Watts, who stands at 6ft 7in, was on the shortlist - to use the wrong phrase - for the latest heavyweight Prizefighter only for the British Board of Control to deny him a slot because he had been inactive for so long.
But his loss, and perhaps Prizefighter's, was Haye's gain.
"I did the pads before Adam (Booth) brought those poxy (Gothic platform) boots. I was doing a lot more pads because of the height, and wearing the body-bag because Adam just can't take them sort of punches - he'd be all over the place!"
"Valuev is five inches taller than me, which is not that much difference. And he tends to duck down, so when I've been sparring I've been staying upright - he comes down about four or five inches, so it's pretty much the same.
"His handspeed is not bad; he's not as Neanderthal as people think. If you're in front of him he's got good speed, but everything comes off that jab.
"If you're not there, you can see him flapping around, it'll be like trying to catch a fly."
It is clear Watts is there for more than just size. He has done as much homework on the Valuev as Haye and Booth have, watching endless tapes of the Russian.
Fitter now than when he first teamed up with them for the ill-fated Wladimir Klitschko fight, he has worked on his own jab to try and prove as close to a carbon copy as you can get.
But there is more than trotting out the positive party line when he is asked about Haye's chances.
You can tell he has thought about this fight as much as the men who will be in the spotlight come Saturday night, not just loyal cheerleading.
And while everyone is worried about what Valuev brings to the ring in terms of sheer physical dimension, Watts is perfectly-placed to assess what problems Haye will pose the big man.
"We've done five or six weeks of sparring and the increase in sharpness and power has been unbelievable," he says.
"Early on I was having some success with the jab, when he was moving, trying to work around and skip; I used to catch him with a lot more than I did at the end. A lot more.
"We know the punches he throws; lots of jabs, right uppercuts and the left, so we've been working on getting out of the way of that. We've watched every fight he's had since whenever and as long as you're not standing in front of him, you aren't going to get hit.
"The sharpness is there. I am not sure we have necessarily been working towards a knockout, but if it does come I don't think Valuev will have been hit as hard and as sharply as that.
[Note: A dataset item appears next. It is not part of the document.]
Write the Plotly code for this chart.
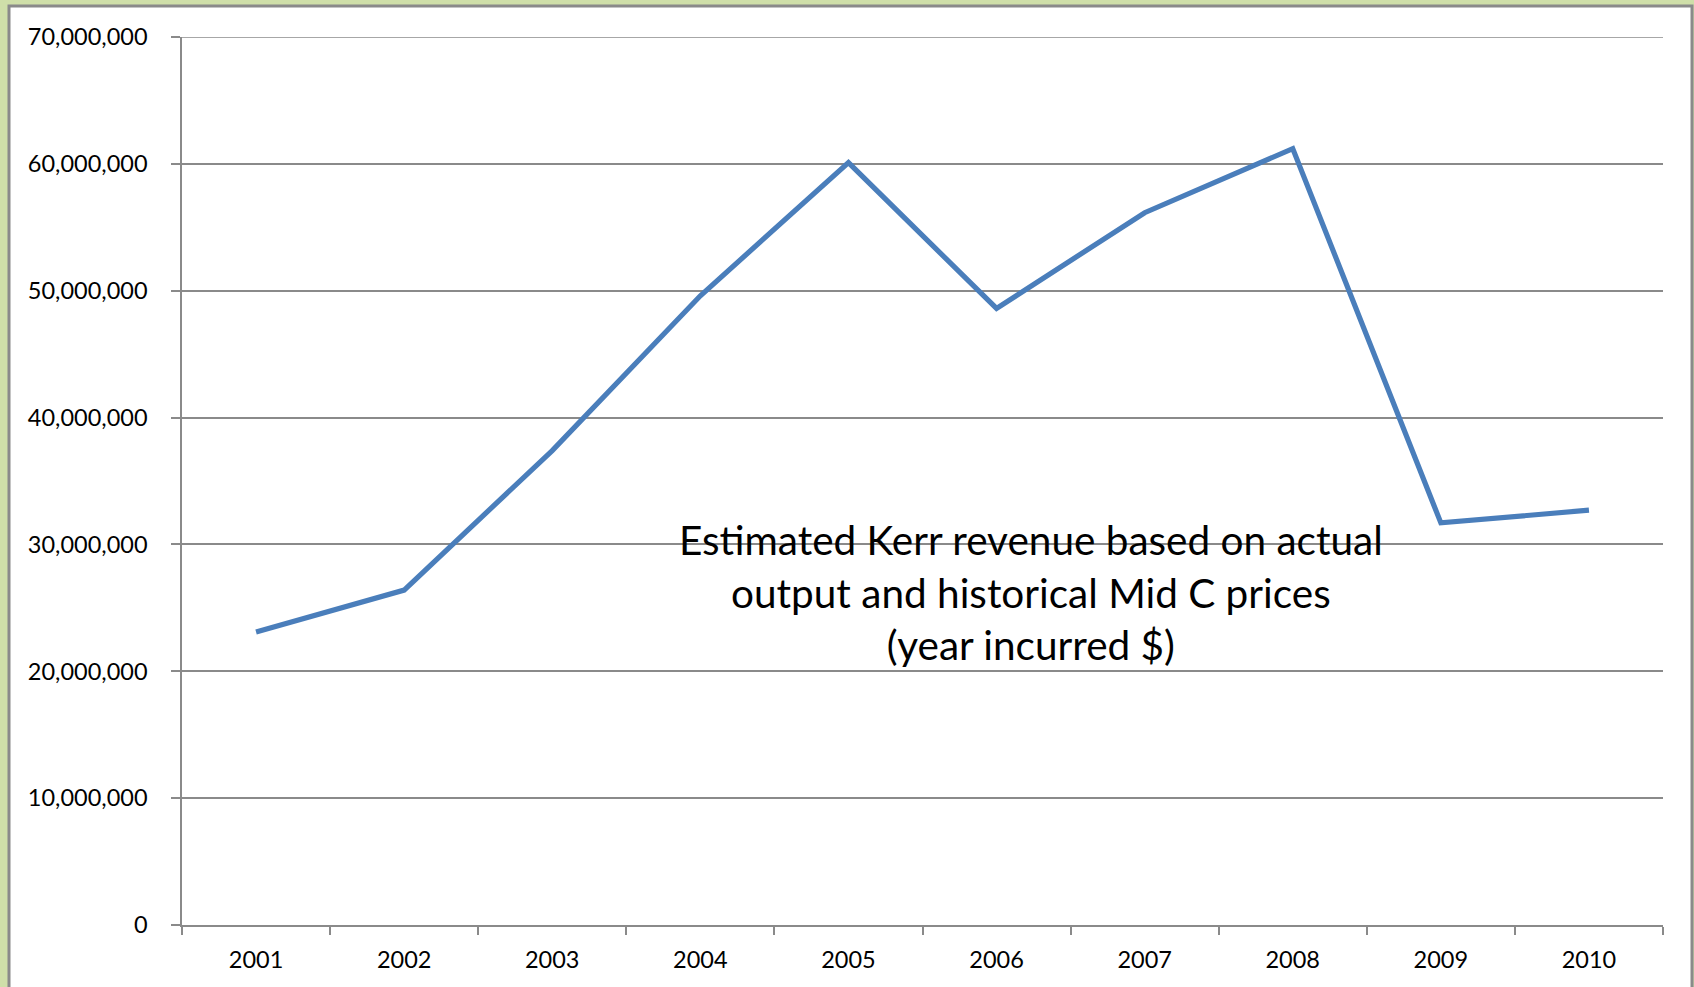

I knew David but I have been surprised by his speed.
"The punch that knocks you out is the punch that you don't see; if you see it you can take it better, but the last couple of sparring sessions he caught with a couple of punches and it was like 'where the hell did they come from?'."
Watts knows where he came from and admits that being back in big-time boxing has left him contemplating a return to the business side himself.
First though, whether his mate wins or loses, when the ride is over it will be back to the day job.
But even then, so integral has his role been in the run-up to Valuev, it is hard to see him remaining a scaffolder.
Should Haye return from Germany with the belt round his waist, he is likely to be back, having initially been brought in for the Klitschko fight.
"It does make me want to get back in the ring; I've got the flavour back. But having had a taste of this, I'll see what happens," he says.
"But then again, I am sure David is going to win this fight, so maybe I'll carry on working with him for the Klitschkos."
From putting up poles to taking down Russians and then Ukrainians, Danny Watts is happy to turn his hand to anything.